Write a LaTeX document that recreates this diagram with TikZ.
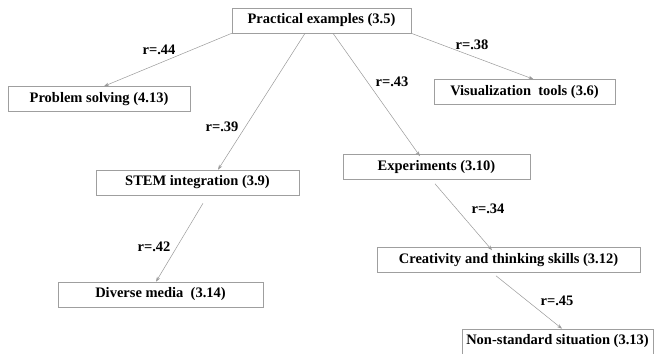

...

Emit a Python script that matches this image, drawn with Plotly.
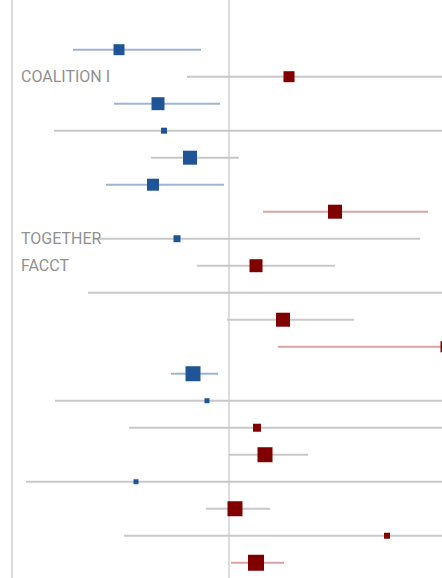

* * *

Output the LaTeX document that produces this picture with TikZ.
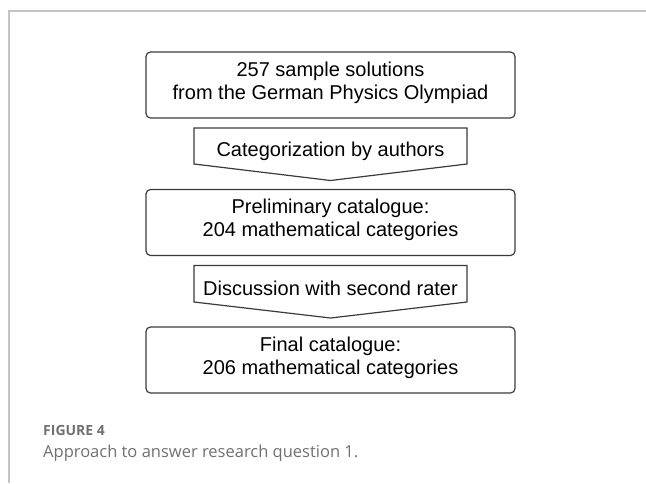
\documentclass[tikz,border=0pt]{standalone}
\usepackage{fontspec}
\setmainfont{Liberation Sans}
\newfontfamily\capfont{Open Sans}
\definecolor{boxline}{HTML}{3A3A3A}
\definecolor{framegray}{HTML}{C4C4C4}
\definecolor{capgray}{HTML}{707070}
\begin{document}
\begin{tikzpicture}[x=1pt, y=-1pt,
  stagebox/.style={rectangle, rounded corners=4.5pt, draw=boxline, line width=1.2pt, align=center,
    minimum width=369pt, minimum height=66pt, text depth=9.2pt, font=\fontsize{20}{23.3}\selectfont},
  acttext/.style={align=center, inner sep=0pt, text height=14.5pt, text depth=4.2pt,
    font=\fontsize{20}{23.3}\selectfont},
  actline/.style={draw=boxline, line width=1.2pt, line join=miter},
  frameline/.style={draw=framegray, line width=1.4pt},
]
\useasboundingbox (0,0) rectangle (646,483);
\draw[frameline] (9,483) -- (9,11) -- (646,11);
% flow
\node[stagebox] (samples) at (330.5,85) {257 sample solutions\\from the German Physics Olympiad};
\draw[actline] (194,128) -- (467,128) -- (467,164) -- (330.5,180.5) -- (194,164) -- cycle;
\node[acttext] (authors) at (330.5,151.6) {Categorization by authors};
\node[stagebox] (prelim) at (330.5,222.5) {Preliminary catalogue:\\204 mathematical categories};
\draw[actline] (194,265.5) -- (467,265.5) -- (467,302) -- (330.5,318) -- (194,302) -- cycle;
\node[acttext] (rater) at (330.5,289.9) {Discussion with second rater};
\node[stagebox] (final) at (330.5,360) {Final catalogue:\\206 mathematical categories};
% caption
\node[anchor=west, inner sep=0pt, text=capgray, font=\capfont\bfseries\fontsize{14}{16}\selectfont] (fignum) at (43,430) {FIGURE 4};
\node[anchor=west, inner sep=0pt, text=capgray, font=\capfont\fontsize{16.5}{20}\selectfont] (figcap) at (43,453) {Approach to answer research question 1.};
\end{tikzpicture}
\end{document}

> [To do]:
State how many lines of the listing above include the word "this". Give nothing but the number.

> [Solution]:
3